Henry is obsessed with his sister-in-law, Irene, who is unhappily married to his brother, John. However, after learning that she is pregnant, Irene commits suicide, leaving Henry emotionally distraught. John, who has already began an affair with his assistant, Celia, is merely inconvenienced, at one point complaining that Irene is still costing him money because he has to pay a lawncare fee for her grave. As Henry spirals into depression, he seeks solace in the Queen (or "Maj"), who first provides him a "false Irene" (a prostitute) before deciding to become his lover herself. Through psychochemicals in her spit (which, whether real or imaginary, intoxicate and pleasure the receiver), the Queen leads Henry to develop a dependence upon her. However, his introduction into the royal family is met with some resistance, mainly from Domino and Justin (the Queen's de facto consort, known as "the tall man"). As the royal family—and particularly Henry—describe themselves as having the Mark of Cain, the Queen plays the role of a Christ-like source of healing and sacrifice.

Meanwhile, John is hired by Brady to work on the legal paperwork for Feminine Circus, a virtual sex palace in Las Vegas, Nevada. Despite his suspicion of Brady's intentions, John finds no red flags in either Brady's funding or the business plan and agrees to take on the project. However, in "Book XVIII: Feminine Circus," Vollmann reveals that the palace's "virtual" prostitution is in fact real—and performed by mentally handicapped girls, because, as one character puts it, no one will miss them. Following the launch of Feminine Circus, groups of vigilantes known as "Brady's Boys" invade the Tenderloin, seeking to squash prostitution (and thus drive business to Brady's "legal" sex) and locate the Queen for Brady's nefarious purposes.

== Characters ==

- Henry Tyler, a private investigator who, after tracking down the Queen of Whores, falls in love with her in an attempt to fill the void left by Irene's suicide.
- John Tyler, an intelligent but sociopathic lawyer hired by Jonas Brady to legalize the Feminine Circus virtual sex palace in Las Vegas.
- The Queen (AKA Maj or Africa), the matriarch of Tenderloin whores who, for a time, possesses Christ-like powers.
- Jonas Brady, entrepreneur who establishes Feminine Circus.
- Domino (AKA Sylvia Fine), one of the Queen's primary followers and, later, John's dominatrix. Despite being a key member of the Queen's court, she is often outspoken against her.
- Dan Smooth, a friend of the royal family and pedophile who enjoys semi-immunity from the law due to his effectiveness at incriminating other pedophiles. He is outspoken about his sexual preferences, often disgusting those around him.
- Justin Soames (AKA "the tall man"), the Queen's bodyguard and the only male member of the royal family besides Henry. He is in a relationship with a whore named Strawberry, whom he physically abuses.
- Irene Tyler, John's Korean-American wife who commits suicide after learning she is pregnant with his child. She is emotionally abused by John and seeks solace in Henry.
- Mrs. Tyler, Henry and John's mother, who is in failing health. She is verbally abusive to Irene and neglectful of Henry, although both brothers assert that she gave them an artistic sensibility by forcing them to read classic novels in their youths.
- Chocolate, one of the Queen's primary sycophants.
- Sapphire, a mentally handicapped woman whom the Queen looks after. Like the Queen, she sometimes exhibits Christ-like powers—mainly through cunnilingus.
- Celia, John's assistant who develops a romantic—albeit unloving—relationship with him.

== Themes ==
Like several of Vollmann's other novels, The Royal Family is thematically centered around sex, love, death, drug-addiction, vagabondage, and spirituality. While not a purely allegorical or religious novel, it is heavily biblical, in many ways retelling the story of Jesus Christ through the Queen (i.e., she is the all-loving yet persecuted "Queen of the Whores" whereas he was "King of the Jews").
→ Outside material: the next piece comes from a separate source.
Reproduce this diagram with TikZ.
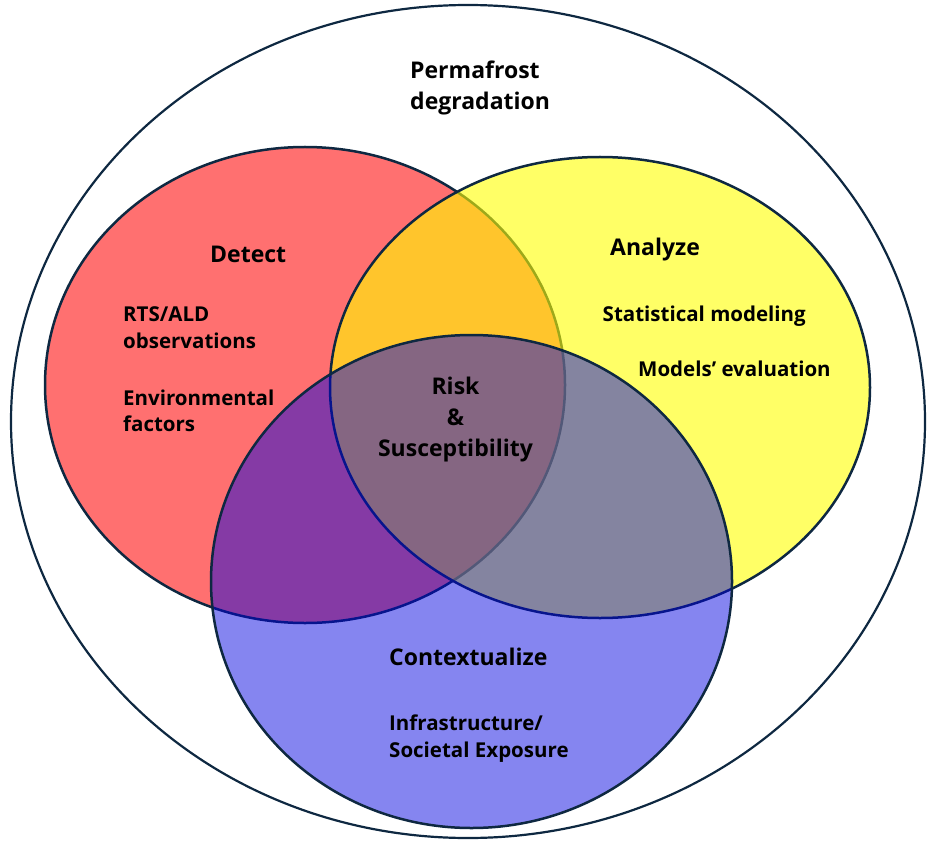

The novel is in part inspired by French poet Louis Aragon's 1928 cult novella Irene’s Cunt, with several chapters simply containing the sentence "He [Henry] awoke with the taste of Irene's cunt in his mouth." At one point after Irene's suicide, John pulls down his copy of the book, which Vollmann explicitly names, and reads the line "Irène is like an arch above the sea. I have not drunk for a hundred days, and sighs quench my thirst."

== Reception ==
The novel was largely praised upon publication and is now considered a classic of Vollmann's bibliography.

The New York Times published two reviews of the novel. In his positive review, Richard Bernstein wrote: "An immense literary talent is on display in The Royal Family... All along, Mr. Vollmann bears us along on the swelling currents of his prose, which is psychedelic, hallucinatory, slyly self-referential and confiding... His novel is in extraordinary." Contrarily, in her mixed review, Laura Miller called the book "a baffling muddle" and claimed that, "[i]n the end, the spectacle of this potentially fine novel crushed by the weight of its undisciplined author's compulsions is the book's best argument for stripping things down to essentials."